Set problem: Copy the data that follows, character for character, minus the pictures.

Data excerpt:
··········
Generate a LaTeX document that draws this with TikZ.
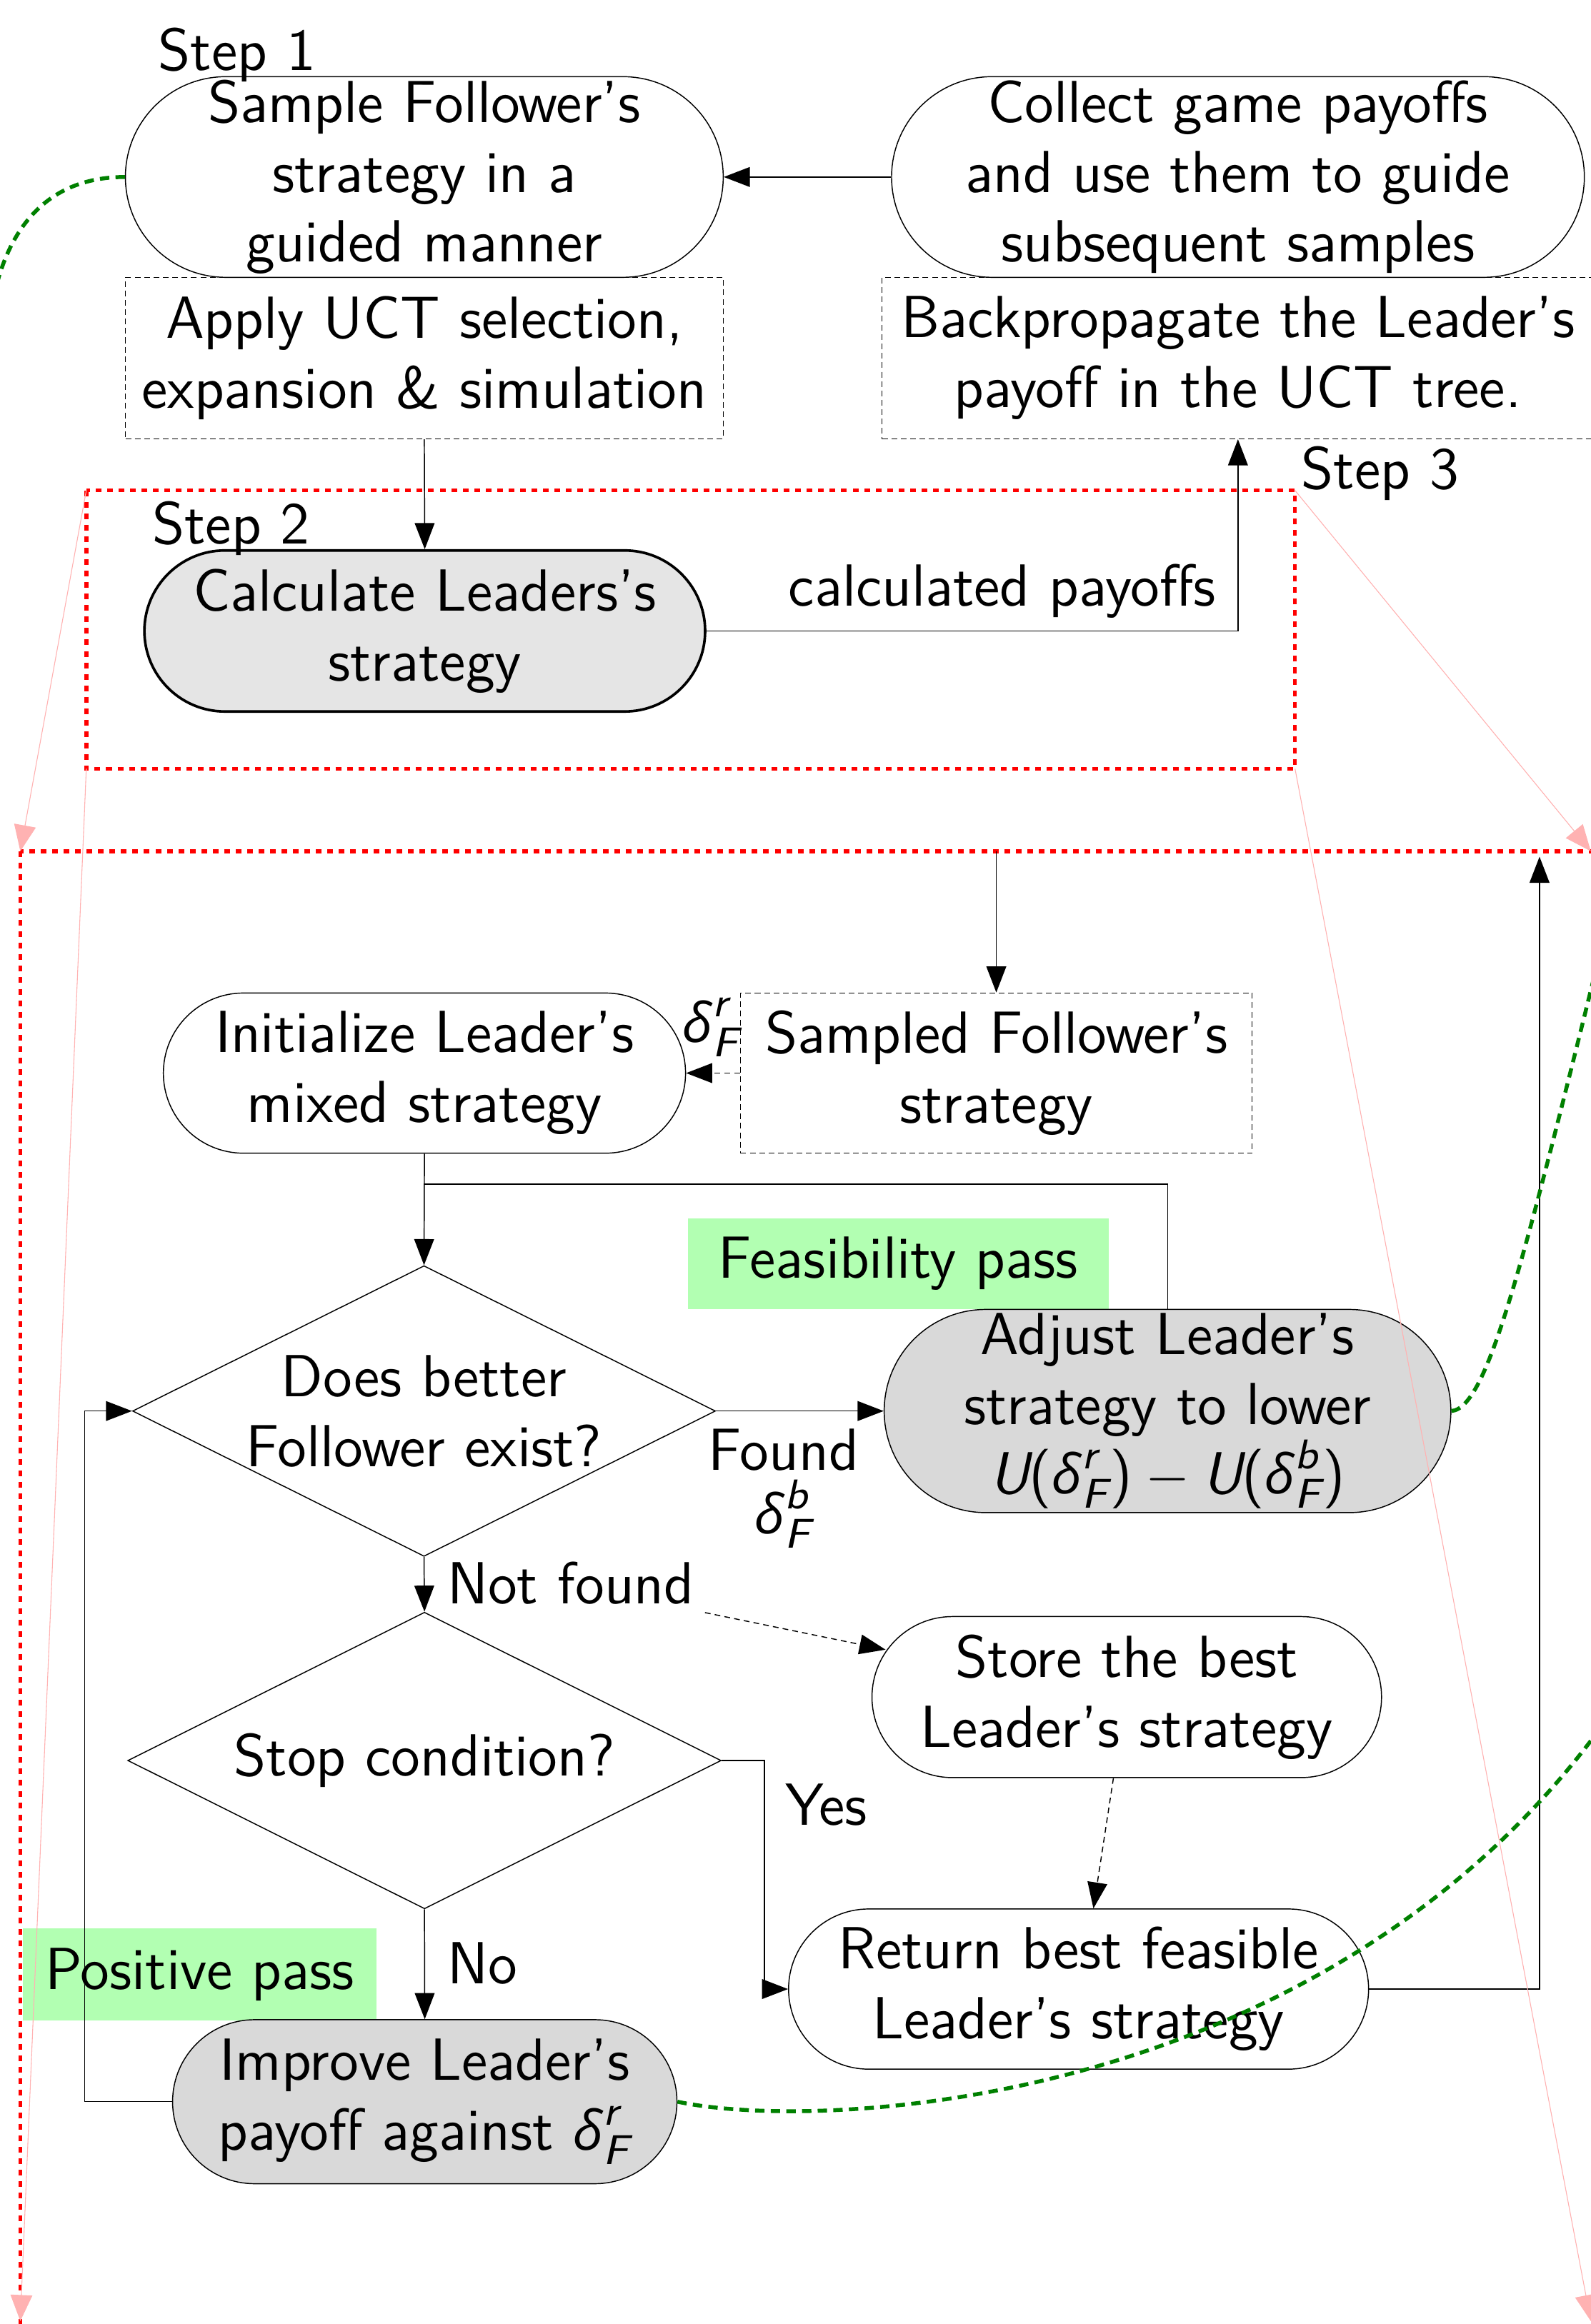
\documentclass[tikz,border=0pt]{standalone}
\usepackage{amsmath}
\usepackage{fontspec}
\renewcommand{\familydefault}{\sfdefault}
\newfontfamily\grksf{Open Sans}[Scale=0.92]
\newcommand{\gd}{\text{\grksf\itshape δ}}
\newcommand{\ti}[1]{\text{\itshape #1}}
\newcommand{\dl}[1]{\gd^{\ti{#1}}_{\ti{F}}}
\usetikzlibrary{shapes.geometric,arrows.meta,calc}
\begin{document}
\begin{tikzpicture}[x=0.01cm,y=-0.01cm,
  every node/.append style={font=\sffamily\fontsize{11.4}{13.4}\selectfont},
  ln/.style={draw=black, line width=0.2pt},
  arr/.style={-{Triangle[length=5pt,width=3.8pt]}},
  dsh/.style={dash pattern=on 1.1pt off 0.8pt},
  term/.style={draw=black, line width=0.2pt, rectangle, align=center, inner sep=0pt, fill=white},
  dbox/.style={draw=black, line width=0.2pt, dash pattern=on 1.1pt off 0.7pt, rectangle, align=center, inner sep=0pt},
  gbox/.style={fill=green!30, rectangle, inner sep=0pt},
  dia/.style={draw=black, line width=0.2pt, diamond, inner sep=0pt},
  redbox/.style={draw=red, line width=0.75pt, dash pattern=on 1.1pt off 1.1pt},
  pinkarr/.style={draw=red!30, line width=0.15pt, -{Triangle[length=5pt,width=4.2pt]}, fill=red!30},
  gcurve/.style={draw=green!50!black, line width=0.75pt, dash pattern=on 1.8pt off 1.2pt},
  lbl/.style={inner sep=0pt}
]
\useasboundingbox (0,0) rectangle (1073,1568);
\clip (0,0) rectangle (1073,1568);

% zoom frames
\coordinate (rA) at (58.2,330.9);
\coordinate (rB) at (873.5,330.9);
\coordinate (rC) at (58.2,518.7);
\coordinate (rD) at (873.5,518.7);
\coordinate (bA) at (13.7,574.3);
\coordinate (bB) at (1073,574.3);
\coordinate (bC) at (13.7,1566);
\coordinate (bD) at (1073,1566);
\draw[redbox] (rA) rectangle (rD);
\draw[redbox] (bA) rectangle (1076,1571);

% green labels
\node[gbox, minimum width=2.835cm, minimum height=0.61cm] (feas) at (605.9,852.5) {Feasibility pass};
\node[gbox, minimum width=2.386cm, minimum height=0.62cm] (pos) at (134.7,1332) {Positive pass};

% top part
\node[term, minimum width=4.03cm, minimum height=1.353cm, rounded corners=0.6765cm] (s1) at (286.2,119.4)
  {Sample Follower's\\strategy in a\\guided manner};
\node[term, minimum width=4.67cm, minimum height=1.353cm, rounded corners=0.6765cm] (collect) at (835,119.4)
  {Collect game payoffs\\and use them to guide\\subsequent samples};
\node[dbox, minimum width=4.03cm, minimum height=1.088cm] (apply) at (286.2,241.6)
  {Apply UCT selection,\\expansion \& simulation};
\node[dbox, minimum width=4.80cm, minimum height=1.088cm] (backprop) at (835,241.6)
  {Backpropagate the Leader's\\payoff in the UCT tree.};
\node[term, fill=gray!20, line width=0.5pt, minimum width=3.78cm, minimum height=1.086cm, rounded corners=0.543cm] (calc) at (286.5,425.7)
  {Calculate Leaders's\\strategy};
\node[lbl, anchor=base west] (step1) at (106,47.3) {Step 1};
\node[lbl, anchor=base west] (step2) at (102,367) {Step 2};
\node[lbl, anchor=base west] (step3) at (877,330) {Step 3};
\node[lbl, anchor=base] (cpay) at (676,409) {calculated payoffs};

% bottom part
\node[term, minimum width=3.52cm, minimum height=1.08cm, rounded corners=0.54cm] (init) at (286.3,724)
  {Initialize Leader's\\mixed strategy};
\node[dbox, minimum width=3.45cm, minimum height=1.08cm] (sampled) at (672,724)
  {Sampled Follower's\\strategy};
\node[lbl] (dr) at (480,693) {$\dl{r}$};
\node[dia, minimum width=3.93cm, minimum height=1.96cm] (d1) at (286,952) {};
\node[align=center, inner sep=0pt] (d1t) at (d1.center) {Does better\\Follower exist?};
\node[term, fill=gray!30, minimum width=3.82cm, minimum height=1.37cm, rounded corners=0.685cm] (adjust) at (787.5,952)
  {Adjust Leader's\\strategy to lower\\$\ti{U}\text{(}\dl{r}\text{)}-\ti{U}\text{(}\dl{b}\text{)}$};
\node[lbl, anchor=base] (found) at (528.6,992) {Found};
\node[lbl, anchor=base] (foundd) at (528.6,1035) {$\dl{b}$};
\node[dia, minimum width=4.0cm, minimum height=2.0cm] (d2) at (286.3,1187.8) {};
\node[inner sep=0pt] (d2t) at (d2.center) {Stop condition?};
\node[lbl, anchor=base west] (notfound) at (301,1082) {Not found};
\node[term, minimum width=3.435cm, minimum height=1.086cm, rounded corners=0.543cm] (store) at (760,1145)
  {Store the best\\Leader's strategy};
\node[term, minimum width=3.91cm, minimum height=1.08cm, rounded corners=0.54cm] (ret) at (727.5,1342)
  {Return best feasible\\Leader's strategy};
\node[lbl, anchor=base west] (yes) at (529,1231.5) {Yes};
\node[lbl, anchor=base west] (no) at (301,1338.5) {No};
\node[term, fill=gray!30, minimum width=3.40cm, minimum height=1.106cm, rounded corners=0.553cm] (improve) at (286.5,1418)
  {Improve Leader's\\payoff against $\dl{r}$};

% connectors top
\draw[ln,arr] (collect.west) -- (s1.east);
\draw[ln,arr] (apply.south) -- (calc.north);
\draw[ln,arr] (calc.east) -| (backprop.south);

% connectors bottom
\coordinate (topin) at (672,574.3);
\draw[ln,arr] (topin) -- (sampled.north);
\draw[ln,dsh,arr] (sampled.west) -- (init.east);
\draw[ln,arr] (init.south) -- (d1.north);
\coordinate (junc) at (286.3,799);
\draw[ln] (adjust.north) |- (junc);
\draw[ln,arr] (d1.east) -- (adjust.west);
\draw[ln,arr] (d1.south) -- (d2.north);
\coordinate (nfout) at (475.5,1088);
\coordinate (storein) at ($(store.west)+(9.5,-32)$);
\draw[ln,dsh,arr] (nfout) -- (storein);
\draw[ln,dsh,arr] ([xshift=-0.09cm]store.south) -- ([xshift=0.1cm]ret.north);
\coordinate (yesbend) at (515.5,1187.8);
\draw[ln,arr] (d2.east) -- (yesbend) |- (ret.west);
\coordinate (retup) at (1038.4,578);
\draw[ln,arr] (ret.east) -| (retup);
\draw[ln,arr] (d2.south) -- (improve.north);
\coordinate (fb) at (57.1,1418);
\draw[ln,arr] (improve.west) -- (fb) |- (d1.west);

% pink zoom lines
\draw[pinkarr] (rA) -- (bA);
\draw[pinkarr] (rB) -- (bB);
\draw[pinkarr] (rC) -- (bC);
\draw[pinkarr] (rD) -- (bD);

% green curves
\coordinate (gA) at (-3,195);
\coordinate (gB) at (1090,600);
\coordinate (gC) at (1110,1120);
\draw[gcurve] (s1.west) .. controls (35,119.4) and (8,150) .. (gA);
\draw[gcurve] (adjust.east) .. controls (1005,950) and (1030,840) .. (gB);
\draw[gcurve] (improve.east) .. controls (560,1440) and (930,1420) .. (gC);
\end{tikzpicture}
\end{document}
··········
Result:
Generate a LaTeX document that draws this with TikZ.
\documentclass[tikz,border=0pt]{standalone}
\usepackage{amsmath}
\usepackage{fontspec}
\renewcommand{\familydefault}{\sfdefault}
\newfontfamily\grksf{Open Sans}[Scale=0.92]
\newcommand{\gd}{\text{\grksf\itshape δ}}
\newcommand{\ti}[1]{\text{\itshape #1}}
\newcommand{\dl}[1]{\gd^{\ti{#1}}_{\ti{F}}}
\usetikzlibrary{shapes.geometric,arrows.meta,calc}
\begin{document}
\begin{tikzpicture}[x=0.01cm,y=-0.01cm,
  every node/.append style={font=\sffamily\fontsize{11.4}{13.4}\selectfont},
  ln/.style={draw=black, line width=0.2pt},
  arr/.style={-{Triangle[length=5pt,width=3.8pt]}},
  dsh/.style={dash pattern=on 1.1pt off 0.8pt},
  term/.style={draw=black, line width=0.2pt, rectangle, align=center, inner sep=0pt, fill=white},
  dbox/.style={draw=black, line width=0.2pt, dash pattern=on 1.1pt off 0.7pt, rectangle, align=center, inner sep=0pt},
  gbox/.style={fill=green!30, rectangle, inner sep=0pt},
  dia/.style={draw=black, line width=0.2pt, diamond, inner sep=0pt},
  redbox/.style={draw=red, line width=0.75pt, dash pattern=on 1.1pt off 1.1pt},
  pinkarr/.style={draw=red!30, line width=0.15pt, -{Triangle[length=5pt,width=4.2pt]}, fill=red!30},
  gcurve/.style={draw=green!50!black, line width=0.75pt, dash pattern=on 1.8pt off 1.2pt},
  lbl/.style={inner sep=0pt}
]
\useasboundingbox (0,0) rectangle (1073,1568);
\clip (0,0) rectangle (1073,1568);

% zoom frames
\coordinate (rA) at (58.2,330.9);
\coordinate (rB) at (873.5,330.9);
\coordinate (rC) at (58.2,518.7);
\coordinate (rD) at (873.5,518.7);
\coordinate (bA) at (13.7,574.3);
\coordinate (bB) at (1073,574.3);
\coordinate (bC) at (13.7,1566);
\coordinate (bD) at (1073,1566);
\draw[redbox] (rA) rectangle (rD);
\draw[redbox] (bA) rectangle (1076,1571);

% green labels
\node[gbox, minimum width=2.835cm, minimum height=0.61cm] (feas) at (605.9,852.5) {Feasibility pass};
\node[gbox, minimum width=2.386cm, minimum height=0.62cm] (pos) at (134.7,1332) {Positive pass};

% top part
\node[term, minimum width=4.03cm, minimum height=1.353cm, rounded corners=0.6765cm] (s1) at (286.2,119.4)
  {Sample Follower's\\strategy in a\\guided manner};
\node[term, minimum width=4.67cm, minimum height=1.353cm, rounded corners=0.6765cm] (collect) at (835,119.4)
  {Collect game payoffs\\and use them to guide\\subsequent samples};
\node[dbox, minimum width=4.03cm, minimum height=1.088cm] (apply) at (286.2,241.6)
  {Apply UCT selection,\\expansion \& simulation};
\node[dbox, minimum width=4.80cm, minimum height=1.088cm] (backprop) at (835,241.6)
  {Backpropagate the Leader's\\payoff in the UCT tree.};
\node[term, fill=gray!20, line width=0.5pt, minimum width=3.78cm, minimum height=1.086cm, rounded corners=0.543cm] (calc) at (286.5,425.7)
  {Calculate Leaders's\\strategy};
\node[lbl, anchor=base west] (step1) at (106,47.3) {Step 1};
\node[lbl, anchor=base west] (step2) at (102,367) {Step 2};
\node[lbl, anchor=base west] (step3) at (877,330) {Step 3};
\node[lbl, anchor=base] (cpay) at (676,409) {calculated payoffs};

% bottom part
\node[term, minimum width=3.52cm, minimum height=1.08cm, rounded corners=0.54cm] (init) at (286.3,724)
  {Initialize Leader's\\mixed strategy};
\node[dbox, minimum width=3.45cm, minimum height=1.08cm] (sampled) at (672,724)
  {Sampled Follower's\\strategy};
\node[lbl] (dr) at (480,693) {$\dl{r}$};
\node[dia, minimum width=3.93cm, minimum height=1.96cm] (d1) at (286,952) {};
\node[align=center, inner sep=0pt] (d1t) at (d1.center) {Does better\\Follower exist?};
\node[term, fill=gray!30, minimum width=3.82cm, minimum height=1.37cm, rounded corners=0.685cm] (adjust) at (787.5,952)
  {Adjust Leader's\\strategy to lower\\$\ti{U}\text{(}\dl{r}\text{)}-\ti{U}\text{(}\dl{b}\text{)}$};
\node[lbl, anchor=base] (found) at (528.6,992) {Found};
\node[lbl, anchor=base] (foundd) at (528.6,1035) {$\dl{b}$};
\node[dia, minimum width=4.0cm, minimum height=2.0cm] (d2) at (286.3,1187.8) {};
\node[inner sep=0pt] (d2t) at (d2.center) {Stop condition?};
\node[lbl, anchor=base west] (notfound) at (301,1082) {Not found};
\node[term, minimum width=3.435cm, minimum height=1.086cm, rounded corners=0.543cm] (store) at (760,1145)
  {Store the best\\Leader's strategy};
\node[term, minimum width=3.91cm, minimum height=1.08cm, rounded corners=0.54cm] (ret) at (727.5,1342)
  {Return best feasible\\Leader's strategy};
\node[lbl, anchor=base west] (yes) at (529,1231.5) {Yes};
\node[lbl, anchor=base west] (no) at (301,1338.5) {No};
\node[term, fill=gray!30, minimum width=3.40cm, minimum height=1.106cm, rounded corners=0.553cm] (improve) at (286.5,1418)
  {Improve Leader's\\payoff against $\dl{r}$};

% connectors top
\draw[ln,arr] (collect.west) -- (s1.east);
\draw[ln,arr] (apply.south) -- (calc.north);
\draw[ln,arr] (calc.east) -| (backprop.south);

% connectors bottom
\coordinate (topin) at (672,574.3);
\draw[ln,arr] (topin) -- (sampled.north);
\draw[ln,dsh,arr] (sampled.west) -- (init.east);
\draw[ln,arr] (init.south) -- (d1.north);
\coordinate (junc) at (286.3,799);
\draw[ln] (adjust.north) |- (junc);
\draw[ln,arr] (d1.east) -- (adjust.west);
\draw[ln,arr] (d1.south) -- (d2.north);
\coordinate (nfout) at (475.5,1088);
\coordinate (storein) at ($(store.west)+(9.5,-32)$);
\draw[ln,dsh,arr] (nfout) -- (storein);
\draw[ln,dsh,arr] ([xshift=-0.09cm]store.south) -- ([xshift=0.1cm]ret.north);
\coordinate (yesbend) at (515.5,1187.8);
\draw[ln,arr] (d2.east) -- (yesbend) |- (ret.west);
\coordinate (retup) at (1038.4,578);
\draw[ln,arr] (ret.east) -| (retup);
\draw[ln,arr] (d2.south) -- (improve.north);
\coordinate (fb) at (57.1,1418);
\draw[ln,arr] (improve.west) -- (fb) |- (d1.west);

% pink zoom lines
\draw[pinkarr] (rA) -- (bA);
\draw[pinkarr] (rB) -- (bB);
\draw[pinkarr] (rC) -- (bC);
\draw[pinkarr] (rD) -- (bD);

% green curves
\coordinate (gA) at (-3,195);
\coordinate (gB) at (1090,600);
\coordinate (gC) at (1110,1120);
\draw[gcurve] (s1.west) .. controls (35,119.4) and (8,150) .. (gA);
\draw[gcurve] (adjust.east) .. controls (1005,950) and (1030,840) .. (gB);
\draw[gcurve] (improve.east) .. controls (560,1440) and (930,1420) .. (gC);
\end{tikzpicture}
\end{document}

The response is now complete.